PRONews5.com – Sejarah bukan hanya milik mereka yang bersuara keras, melainkan juga milik mereka yang bekerja dalam diam, membangun fondasi yang tak kasatmata namun dirasakan berpuluh tahun sesudahnya. Salah satu sosok seperti itu adalah Elias Dumais Dengah, putra Minahasa kelahiran 7 September 1893, yang mengabdi lintas zaman—dari masa Hindia Belanda, Negara Indonesia Timur, hingga awal republik—dengan rekam jejak cemerlang dalam bidang infrastruktur, pemerintahan, dan gereja.
Minahasa pada awal abad ke-20 dikenal sebagai salah satu pusat pendidikan Kristen di Hindia Belanda. Sistem pendidikan zending membentuk generasi cerdas dan loyal, yang kemudian banyak direkrut ke birokrasi kolonial.

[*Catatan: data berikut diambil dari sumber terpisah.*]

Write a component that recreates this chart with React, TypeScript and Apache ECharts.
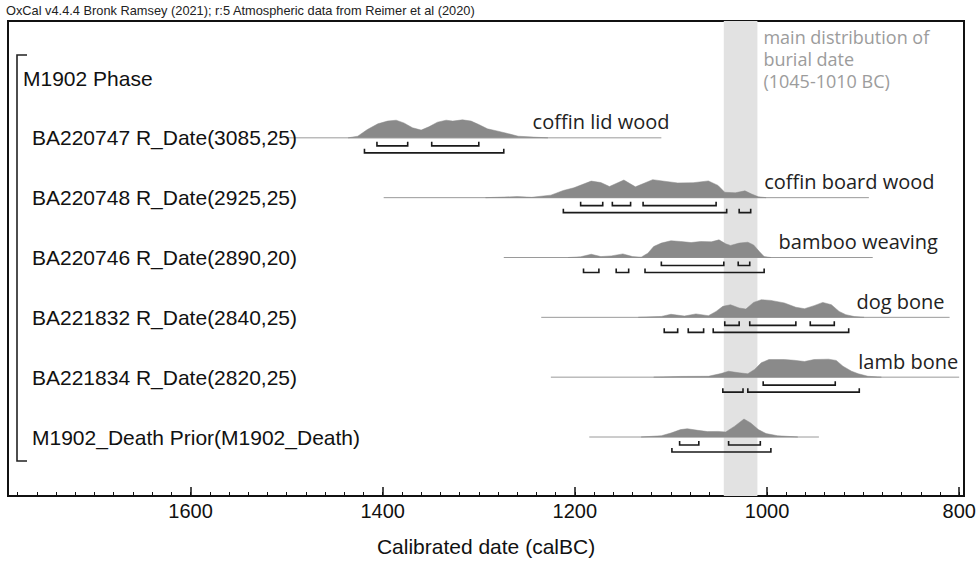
import React, { useEffect, useRef } from "react";
import * as echarts from "echarts";

const headerText = "OxCal v4.4.4 Bronk Ramsey (2021); r:5 Atmospheric data from Reimer et al (2020)";
const axisTitle = "Calibrated date (calBC)";
const phaseLabel = "M1902 Phase";
const rowLabels = [
  "BA220747 R_Date(3085,25)",
  "BA220748 R_Date(2925,25)",
  "BA220746 R_Date(2890,20)",
  "BA221832 R_Date(2840,25)",
  "BA221834 R_Date(2820,25)",
  "M1902_Death Prior(M1902_Death)",
];
const annotations = ["coffin lid wood", "coffin board wood", "bamboo weaving", "dog bone", "lamb bone", ""];
const annotationYears = [1244, 1003, 988, 907, 905, 0];

// extent of each baseline (calBC)
const lineRanges: [number, number][] = [
  [1500, 1110],
  [1399, 894],
  [1274, 890],
  [1235, 810],
  [1225, 800],
  [1185, 946],
];

// probability densities: [year calBC, relative height]
const dens1: [number, number][] = [
  [1436, 0], [1426, 0.09], [1416, 0.46], [1405, 0.78], [1395, 0.93], [1386, 0.98], [1378, 0.83],
  [1369, 0.56], [1360, 0.43], [1352, 0.61], [1343, 0.87], [1334, 0.98], [1327, 0.93], [1317, 1.0],
  [1308, 0.93], [1300, 0.74], [1291, 0.5], [1280, 0.37], [1270, 0.24], [1259, 0.09], [1243, 0.04], [1228, 0],
];
const dens2: [number, number][] = [
  [1293, 0], [1260, 0.06], [1245, 0.02], [1225, 0.14], [1212, 0.4], [1201, 0.55], [1183, 0.92],
  [1173, 0.84], [1164, 0.62], [1149, 0.98], [1137, 0.6], [1119, 1.0], [1105, 0.9], [1093, 0.82],
  [1077, 0.83], [1061, 0.93], [1051, 0.68], [1044, 0.3], [1033, 0.27], [1023, 0.38], [1016, 0.2],
  [1009, 0.05], [1001, 0],
];
const dens3: [number, number][] = [
  [1207, 0], [1194, 0.04], [1183, 0.18], [1173, 0.05], [1162, 0.09], [1150, 0.2], [1140, 0.05],
  [1131, 0.02], [1124, 0.24], [1118, 0.61], [1110, 0.8], [1100, 0.93], [1090, 0.89], [1079, 0.83],
  [1069, 0.89], [1058, 0.87], [1050, 0.98], [1043, 0.76], [1038, 0.67], [1029, 0.8], [1020, 0.85],
  [1014, 0.7], [1008, 0.33], [1003, 0.05], [996, 0],
];
const dens4: [number, number][] = [
  [1134, 0], [1110, 0.05], [1100, 0.17], [1086, 0.07], [1074, 0.19], [1061, 0.09], [1053, 0.33],
  [1046, 0.61], [1038, 0.7], [1029, 0.52], [1022, 0.46], [1014, 0.83], [1006, 0.98], [996, 0.94],
  [982, 0.8], [970, 0.56], [961, 0.48], [951, 0.65], [942, 0.83], [933, 0.7], [925, 0.33],
  [918, 0.15], [909, 0.04], [899, 0],
];
const dens5: [number, number][] = [
  [1118, 0], [1090, 0.04], [1061, 0.05], [1048, 0.2], [1040, 0.33], [1029, 0.24], [1020, 0.19],
  [1013, 0.43], [1006, 0.8], [998, 0.98], [982, 0.98], [972, 0.94], [961, 0.87], [951, 0.98],
  [936, 1.0], [928, 0.93], [921, 0.61], [912, 0.33], [905, 0.19], [895, 0.05], [881, 0],
];
const dens6: [number, number][] = [
  [1131, 0], [1110, 0.07], [1100, 0.22], [1090, 0.41], [1083, 0.46], [1072, 0.37], [1062, 0.3],
  [1051, 0.31], [1043, 0.28], [1034, 0.59], [1024, 1.0], [1017, 0.78], [1009, 0.41], [1001, 0.19],
  [989, 0.07], [968, 0],
];
const densities = [dens1, dens2, dens3, dens4, dens5, dens6];

// highest posterior density ranges (calBC)
const ranges68: [number, number][][] = [
  [[1406, 1374], [1349, 1300]],
  [[1194, 1171], [1161, 1142], [1129, 1053]],
  [[1110, 1045], [1030, 1018]],
  [[1044, 1029], [1018, 970], [955, 930]],
  [[1004, 929]],
  [[1091, 1071], [1040, 1007]],
];
const ranges95: [number, number][][] = [
  [[1419, 1274]],
  [[1212, 1042], [1029, 1017]],
  [[1191, 1175], [1157, 1144], [1127, 1003]],
  [[1107, 1093], [1082, 1066], [1056, 915]],
  [[1046, 1025], [1020, 904]],
  [[1099, 996]],
];

const burialRange: [number, number] = [1045, 1010];
const burialNote = ["main distribution of", "burial date", "(1045-1010 BC)"];

const majorTicks = [800, 1000, 1200, 1400, 1600];
const minorTicks: number[] = [];
for (let v = 800; v <= 1780; v += 20) minorTicks.push(v);

const X_MIN = 795;
const X_MAX = 1790;
const Y_MIN = -0.9527;
const Y_MAX = 6.986;

const ARIAL = "'Liberation Sans', Arial, Helvetica, sans-serif";
const HUMANIST = "'Open Sans', 'Noto Sans', sans-serif";
const PEAK = 18;

export default function App() {
  const ref = useRef<HTMLDivElement>(null);
  useEffect(() => {
    if (!ref.current) return;
    const chart = echarts.init(ref.current, undefined, { renderer: "svg" });

    const rowRender = (params: any, api: any) => {
      const i = params.dataIndex;
      const row = i + 1;
      const children: any[] = [];
      const a = api.coord([lineRanges[i][0], row]);
      const b = api.coord([lineRanges[i][1], row]);
      children.push({
        type: "line",
        shape: { x1: a[0], y1: a[1], x2: b[0], y2: b[1] },
        style: { stroke: "#9a9a9a", lineWidth: 1 },
      });
      const d = densities[i];
      const pts: number[][] = [];
      const first = api.coord([d[0][0], row]);
      pts.push([first[0], first[1]]);
      d.forEach(([yr, h]) => {
        const p = api.coord([yr, row]);
        pts.push([p[0], p[1] - h * PEAK]);
      });
      const last = api.coord([d[d.length - 1][0], row]);
      pts.push([last[0], last[1]]);
      children.push({ type: "polygon", shape: { points: pts }, style: { fill: "#8a8a8a", stroke: "#8a8a8a", lineWidth: 0.5 } });
      const bracket = (r: [number, number], off: number) => {
        const p0 = api.coord([r[0], row]);
        const p1 = api.coord([r[1], row]);
        const y = p0[1] + off;
        children.push({
          type: "polyline",
          shape: { points: [[p0[0], y - 4], [p0[0], y], [p1[0], y], [p1[0], y - 4]] },
          style: { stroke: "#1a1a1a", lineWidth: 1.6, fill: null },
        });
      };
      ranges68[i].forEach((r) => bracket(r, 8));
      ranges95[i].forEach((r) => bracket(r, 15));
      children.push({
        type: "text",
        x: 32,
        y: a[1],
        style: { text: rowLabels[i], fill: "#111", fontSize: 21, fontFamily: ARIAL, align: "left", verticalAlign: "middle" },
      });
      if (annotations[i]) {
        const t = api.coord([annotationYears[i], row]);
        children.push({
          type: "text",
          x: t[0],
          y: t[1] - 16,
          style: { text: annotations[i], fill: "#222", fontSize: 20, fontFamily: HUMANIST, align: "left", verticalAlign: "middle" },
        });
      }
      return { type: "group", children };
    };

    const bandRender = (params: any, api: any) => {
      const cs = params.coordSys;
      const l = api.coord([burialRange[0], 0])[0];
      const r = api.coord([burialRange[1], 0])[0];
      const ph = api.coord([X_MIN, 0]);
      return {
        type: "group",
        children: [
          { type: "rect", shape: { x: l, y: cs.y, width: r - l, height: cs.height }, style: { fill: "#e2e2e2" } },
          {
            type: "text",
            x: r + 6,
            y: cs.y + 5,
            style: {
              text: burialNote.join("\n"),
              fill: "#9c9c9c",
              fontSize: 18,
              lineHeight: 22,
              fontFamily: HUMANIST,
              align: "left",
              verticalAlign: "top",
            },
          },
          {
            type: "text",
            x: 23,
            y: ph[1],
            style: { text: phaseLabel, fill: "#111", fontSize: 21, fontFamily: ARIAL, align: "left", verticalAlign: "middle" },
          },
        ],
      };
    };

    chart.setOption({
      animation: false,
      backgroundColor: "#fff",
      grid: { left: 8, right: 16, top: 21, bottom: 69, show: true, borderColor: "#111", borderWidth: 2, backgroundColor: "transparent" },
      xAxis: [
        {
          type: "value",
          min: X_MIN,
          max: X_MAX,
          inverse: true,
          position: "bottom",
          axisLine: { show: true, onZero: false, lineStyle: { color: "#111", width: 2 } },
          axisTick: { show: true, inside: true, length: 9, lineStyle: { color: "#111", width: 1.5 }, customValues: majorTicks },
          axisLabel: {
            show: true,
            customValues: majorTicks,
            fontSize: 20,
            color: "#111",
            margin: 5,
            fontFamily: ARIAL,
            formatter: (v: number) => String(v),
          },
          splitLine: { show: false },
          name: axisTitle,
          nameLocation: "middle",
          nameGap: 40,
          nameTextStyle: { fontSize: 21, color: "#111", fontFamily: ARIAL },
        },
        {
          type: "value",
          min: X_MIN,
          max: X_MAX,
          inverse: true,
          position: "bottom",
          gridIndex: 0,
          axisLine: { show: false, onZero: false },
          axisTick: { show: true, inside: true, length: 4, lineStyle: { color: "#111", width: 1 }, customValues: minorTicks },
          axisLabel: { show: false },
          splitLine: { show: false },
        },
      ],
      yAxis: { type: "value", min: Y_MIN, max: Y_MAX, inverse: true, show: false },
      graphic: [
        {
          type: "text",
          left: 6,
          top: 4,
          style: { text: headerText, fill: "#222", fontSize: 12.8, fontFamily: ARIAL },
        },
        {
          type: "polyline",
          shape: { points: [[27, 55], [17, 55], [17, 461], [27, 461]] },
          style: { stroke: "#222", lineWidth: 1.6, fill: null },
        },
      ],
      series: [
        {
          type: "custom",
          xAxisIndex: 0,
          yAxisIndex: 0,
          data: [[1000, 0]],
          renderItem: bandRender,
          silent: true,
          z: 1,
        },
        {
          type: "custom",
          xAxisIndex: 0,
          yAxisIndex: 0,
          data: lineRanges.map((r, i) => [r[1], i + 1]),
          encode: { x: 0, y: 1 },
          renderItem: rowRender,
          silent: true,
          z: 2,
        },
      ],
    });
    return () => chart.dispose();
  }, []);
  return <div ref={ref} style={{ position: "absolute", left: 0, top: 0, width: 980, height: 565 }} />;
}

Elias Dumais Dengah adalah bagian dari generasi ini—lulusan sekolah misi dan pelatihan teknis pemerintah Belanda, yang kelak dikenal sebagai sosok terdepan dalam urusan pembangunan wilayah Celebes (Sulawesi).

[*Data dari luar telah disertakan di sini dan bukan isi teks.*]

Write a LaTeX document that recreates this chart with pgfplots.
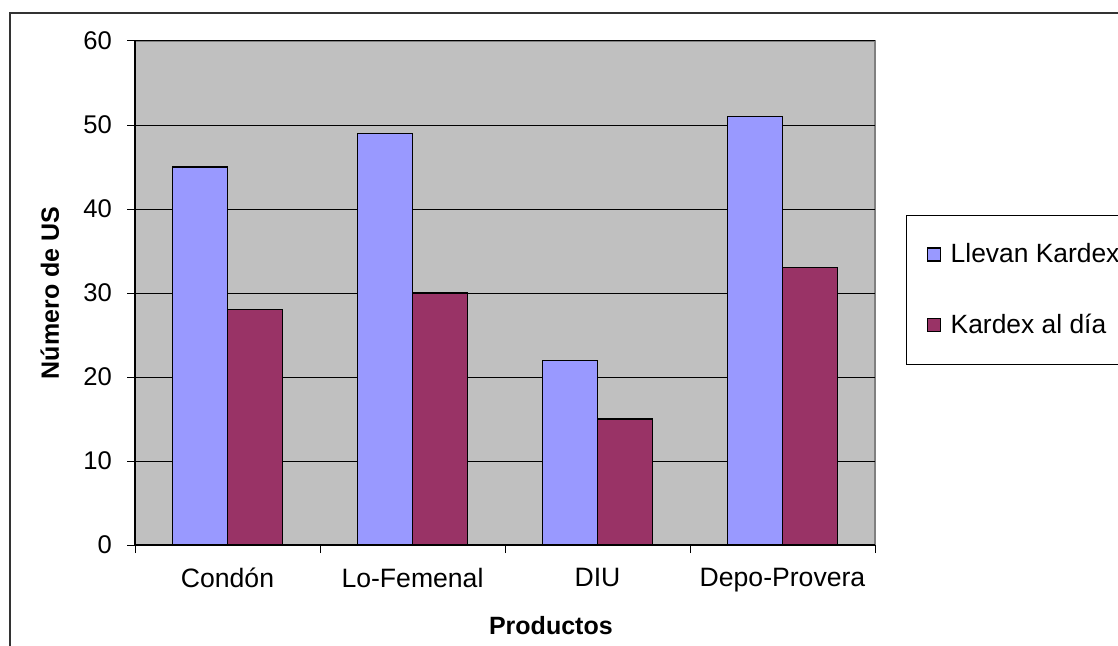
\documentclass[border=0pt]{standalone}
\usepackage{pgfplots}
\pgfplotsset{compat=1.18}
\usepackage{fontspec}
\setmainfont{Liberation Sans}

\definecolor{plotgray}{HTML}{C0C0C0}
\definecolor{framegray}{HTML}{808080}
\definecolor{llevan}{HTML}{9999FF}
\definecolor{aldia}{HTML}{993366}

\begin{document}
\begin{tikzpicture}
% 1 px of the reference = 0.5pt, origin at the top left corner
\draw[line width=0.8pt, black!80] (5pt,-330pt) -- (5pt,-6.5pt) -- (565pt,-6.5pt);

\begin{axis}[
    at={(67.5pt,-272.5pt)}, anchor=south west,
    scale only axis,
    width=370pt, height=252pt,
    ybar=0pt,
    bar width=27.5pt,
    xmin=-0.5, xmax=3.5,
    ymin=0, ymax=60,
    ytick={0,10,...,60},
    xtick={-0.5,0.5,1.5,2.5,3.5},
    xticklabels={},
    extra x ticks={0,1,2,3},
    extra x tick labels={Condón,Lo-Femenal,DIU,Depo-Provera},
    extra x tick style={major tick length=0pt, grid=none,
        tick label style={yshift=-8pt, font=\fontsize{13.3}{16}\selectfont}},
    axis x line*=bottom,
    axis y line*=left,
    axis line style={black, line width=0.6pt},
    axis background/.style={fill=plotgray, draw=framegray, line width=1pt},
    tick align=outside,
    major tick length=4pt,
    tick style={black, line width=0.5pt},
    ymajorgrids=true,
    grid style={black, line width=0.5pt},
    /pgf/number format/assume math mode=true,
    tick label style={font=\fontsize{12.8}{15}\selectfont},
    yticklabel style={xshift=-4pt},
    xlabel={\textbf{Productos}},
    ylabel={\textbf{Número de US}},
    xlabel style={at={(axis description cs:0.562,-0.159)}, anchor=center,
        font=\fontsize{12.5}{15}\selectfont},
    ylabel style={at={(axis description cs:-0.115,0.5)}, anchor=center,
        font=\fontsize{12.5}{15}\selectfont},
    legend style={at={(axis description cs:1.0419,0.6548)}, anchor=north west,
        draw=black, line width=0.5pt, fill=white,
        font=\fontsize{13.2}{15.8}\selectfont,
        inner xsep=10pt, inner ysep=12pt,
        row sep=20pt,
        /tikz/every odd column/.append style={column sep=3pt}},
    legend cell align=left,
    legend image code/.code={%
        \draw[#1, draw=black, line width=0.6pt] (0pt,-3.25pt) rectangle (6.5pt,3.25pt);},
]
\addplot[fill=llevan, draw=black, line width=0.6pt] coordinates {
    (0,45) (1,49) (2,22) (3,51)
};
\addplot[fill=aldia, draw=black, line width=0.6pt] coordinates {
    (0,28) (1,30) (2,15) (3,33)
};
\legend{Llevan Kardex, Kardex al día}
\end{axis}

\pgfresetboundingbox
\useasboundingbox (0pt,0pt) rectangle (559pt,-323pt);
\end{tikzpicture}
\end{document}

Kepiawaiannya membuatnya dipercaya memegang jabatan penting: Hoofd van Verkeer en Waterstaat Provincie Celebes, atau Kepala Dinas Pekerjaan Umum dan Perhubungan Provinsi Sulawesi. Jabatan ini setara kepala dinas provinsi hari ini, dan pada masa kolonial, sangat strategis karena menyangkut pembangunan jalan, jembatan, irigasi, air bersih, dan transportasi penghubung antarwilayah.
Catatan pemerintah Belanda dalam Verslag van den Staat van Nederlandsch-Indië (1920–1940) menyebut posisi ini hanya diberikan kepada pejabat yang mendapat kepercayaan penuh dari pemerintah pusat di Batavia. Sangat sedikit pribumi yang menduduki jabatan teknis setingkat itu—dan Elias Dengah adalah pengecualian yang mencolok.
Berbeda dengan tokoh-tokoh politik yang tampil dalam rapat-rapat akbar atau dalam sorotan media kolonial, Elias bekerja senyap. Ia memimpin proyek-proyek strategis di Celebes bagian utara dan tengah. Di balik jalan-jalan besar yang menghubungkan Minahasa dengan Gorontalo, Pelabuhan Bitung, atau rute darat menuju Makassar, tersimpan tangan-tangan teknokrat seperti dirinya.
Pandangan teknokratis ini pula yang kelak membuatnya dipercaya masuk dalam Kabinet Negara Indonesia Timur (NIT) sebagai Menteri Pekerjaan Umum dan Perhubungan pada tahun 1947. Kabinet yang bermarkas di Makassar ini dibentuk Belanda sebagai strategi federal untuk menghadang dominasi Republik Indonesia pasca-Proklamasi 1945.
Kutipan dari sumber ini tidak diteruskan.